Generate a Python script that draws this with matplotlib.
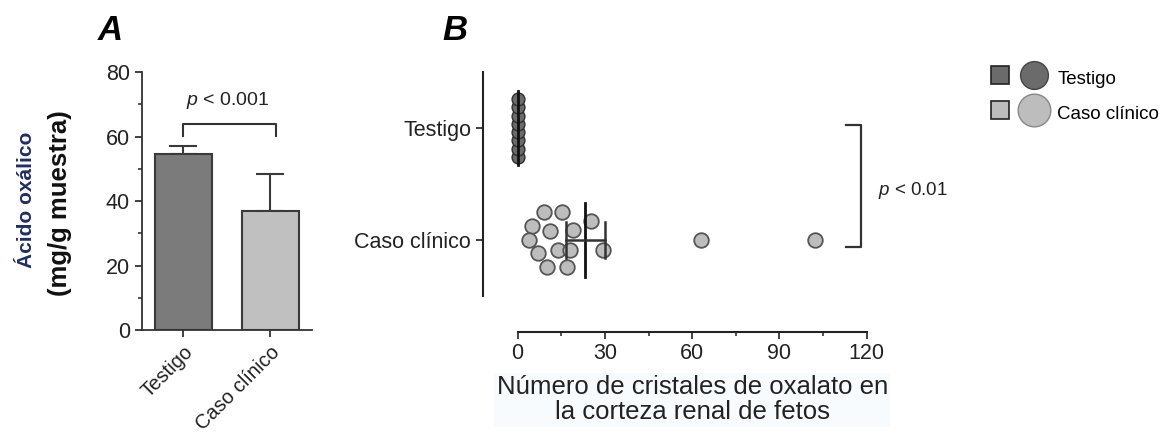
import matplotlib
matplotlib.use('Agg')
import matplotlib.pyplot as plt
from matplotlib.lines import Line2D
from matplotlib.legend_handler import HandlerTuple
from matplotlib.ticker import MultipleLocator

plt.rcParams['font.family'] = ['Liberation Sans', 'DejaVu Sans']
plt.rcParams['mathtext.fontset'] = 'custom'
plt.rcParams['mathtext.it'] = 'Liberation Sans:italic'
plt.rcParams['mathtext.rm'] = 'Liberation Sans'

# Panel A data
groups = ['Testigo', 'Caso clínico']
acid_mean = [54.5, 37.0]
acid_err = [2.5, 11.4]

# Panel B data (crystal counts)
testigo_counts = [0, 0, 0, 0, 0, 0, 0, 0]
testigo_jitter = [-0.26, -0.185, -0.11, -0.037, 0.037, 0.11, 0.185, 0.26]
caso_counts = [9.1, 15.1, 5.0, 11.1, 19.1, 25.2, 3.9, 14.0, 18.0, 29.2, 7.1, 10.2, 17.0, 63.2, 102.2]
caso_jitter = [0.247, 0.247, 0.122, 0.083, 0.09, 0.173, 0.0, -0.087, -0.087, -0.087, -0.12, -0.245, -0.245, 0.0, 0.0]
testigo_mean, testigo_sem = 0.0, 0.0
caso_mean, caso_sem = 23.3, 6.6

dark = '#7b7b7b'
light = '#c0c0c0'
edge = '#3a3a3a'
tick_fs = 15.5

fig = plt.figure(figsize=(11.72, 4.32), dpi=100)

# ---------- panel A ----------
axA = fig.add_axes([0.1209, 0.2361, 0.1453, 0.5972])
xpos = [0, 1]
axA.bar(xpos, acid_mean, width=0.654, color=[dark, light], edgecolor=edge, linewidth=1.5, zorder=2)
axA.errorbar(xpos, acid_mean, yerr=[[0, 0], acid_err], fmt='none', ecolor=edge,
             elinewidth=1.5, capsize=10, capthick=1.5, zorder=1)
axA.set_xlim(-0.48, 1.48)
axA.set_ylim(0, 80)
axA.set_yticks([0, 20, 40, 60, 80])
axA.yaxis.set_minor_locator(MultipleLocator(10))
axA.set_xticks(xpos)
axA.set_xticklabels(groups, rotation=45, ha='right', rotation_mode='anchor')
for s in ['top', 'right']:
    axA.spines[s].set_visible(False)
for s in ['left', 'bottom']:
    axA.spines[s].set_linewidth(1.3)
    axA.spines[s].set_color('#333333')
axA.tick_params(axis='both', labelsize=tick_fs, width=1.3, length=5, color='#333333', labelcolor='#222222')
axA.tick_params(axis='y', which='minor', length=3, width=1.2, color='#333333')
axA.tick_params(axis='x', labelsize=14.5, pad=4)

# bracket A
axA.plot([0, 0, 1.07, 1.07], [60.2, 63.9, 63.9, 60.2], color='#333333', lw=1.5, clip_on=False)
axA.text(0.515, 71.3, '$p$ < 0.001', ha='center', va='center', fontsize=14, color='#222222')

fig.text(27 / 1172, 1 - 200 / 432, 'Ácido oxálico', rotation=90, ha='center', va='center',
         fontsize=15, fontweight='bold', color='#1f2d66')
fig.text(60 / 1172, 1 - 203 / 432, '(mg/g muestra)', rotation=90, ha='center', va='center',
         fontsize=18.5, fontweight='bold', color='#111111')
fig.text(110 / 1172, 1 - 30 / 432, 'A', ha='center', va='center', fontsize=25,
         fontweight='bold', fontstyle='italic')

# ---------- panel B ----------
axB = fig.add_axes([0.4417, 0.3148, 0.2978, 0.5185])
axB.scatter(testigo_counts, [1 + j for j in testigo_jitter], s=85, color='#6b6b6b',
            edgecolor='#2e2e2e', linewidth=1.0, zorder=3, clip_on=False)
axB.scatter(caso_counts, [0 + j for j in caso_jitter], s=110, color='#bdbdbd',
            edgecolor='#555555', linewidth=1.3, zorder=3, clip_on=False)
# mean + SEM
for yc, m, e in [(1, testigo_mean, testigo_sem), (0, caso_mean, caso_sem)]:
    axB.plot([m, m], [yc - 0.33, yc + 0.33], color='#111111', lw=2, zorder=4, clip_on=False)
    if e > 0:
        axB.plot([m - e, m + e], [yc, yc], color='#333333', lw=1.8, zorder=4)
        for xe in (m - e, m + e):
            axB.plot([xe, xe], [yc - 0.16, yc + 0.16], color='#333333', lw=1.8, zorder=4)

axB.set_xlim(0, 120)
axB.set_ylim(-0.5, 1.5)
axB.set_xticks([0, 30, 60, 90, 120])
axB.xaxis.set_minor_locator(MultipleLocator(15))
axB.set_yticks([1, 0])
axB.set_yticklabels(['Testigo', 'Caso clínico'])
for s in ['top', 'right']:
    axB.spines[s].set_visible(False)
axB.spines['left'].set_position(('outward', 25))
axB.spines['bottom'].set_position(('outward', 26))
for s in ['left', 'bottom']:
    axB.spines[s].set_linewidth(1.5)
    axB.spines[s].set_color('#222222')
axB.tick_params(axis='both', labelsize=tick_fs, width=1.3, length=5, color='#333333', labelcolor='#222222')
axB.tick_params(axis='x', which='minor', length=3, width=1.2, color='#333333')
axB.tick_params(axis='x', pad=3)
axB.set_xlabel('Número de cristales de oxalato en\nla corteza renal de fetos', fontsize=18.5,
               color='#222222', labelpad=8, linespacing=1.05,
               bbox=dict(boxstyle='square,pad=0.1', facecolor='#f8fbfd', edgecolor='none'))

# bracket B
axB.plot([113, 117.9, 117.9, 113], [1.03, 1.03, -0.06, -0.06], color='#333333', lw=1.6, clip_on=False)
axB.text(124, 0.44, '$p$ < 0.01', ha='left', va='center', fontsize=13.5, color='#222222', clip_on=False)

fig.text(455 / 1172, 1 - 30 / 432, 'B', ha='center', va='center', fontsize=25,
         fontweight='bold', fontstyle='italic')

# legend
h_t = (Line2D([], [], ls='none', marker='s', ms=13, mfc='#6b6b6b', mec='#222222', mew=1.2),
       Line2D([], [], ls='none', marker='o', ms=20, mfc='#6b6b6b', mec='#444444', mew=1.0))
h_c = (Line2D([], [], ls='none', marker='s', ms=13, mfc='#bdbdbd', mec='#222222', mew=1.2),
       Line2D([], [], ls='none', marker='o', ms=23.5, mfc='#bdbdbd', mec='#888888', mew=1.0))
fig.legend([h_t, h_c], ['Testigo', 'Caso clínico'], loc='upper left',
           bbox_to_anchor=(984 / 1172, 1 - 62 / 432), frameon=False, fontsize=13.5,
           handler_map={tuple: HandlerTuple(ndivide=None, pad=0.55)},
           handlelength=3.1, handleheight=1.55, handletextpad=0.6, labelspacing=0.62,
           borderpad=0.2, borderaxespad=0)

fig.savefig('out.png', dpi=100)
--*--
Requirement -> Exactly restate the lines from the beginning of the data through the line with "from matplotlib.ticker import MultipleLocator", and no others, keeping pictures out.

Correct answer ->
Generate a Python script that draws this with matplotlib.
import matplotlib
matplotlib.use('Agg')
import matplotlib.pyplot as plt
from matplotlib.lines import Line2D
from matplotlib.legend_handler import HandlerTuple
from matplotlib.ticker import MultipleLocator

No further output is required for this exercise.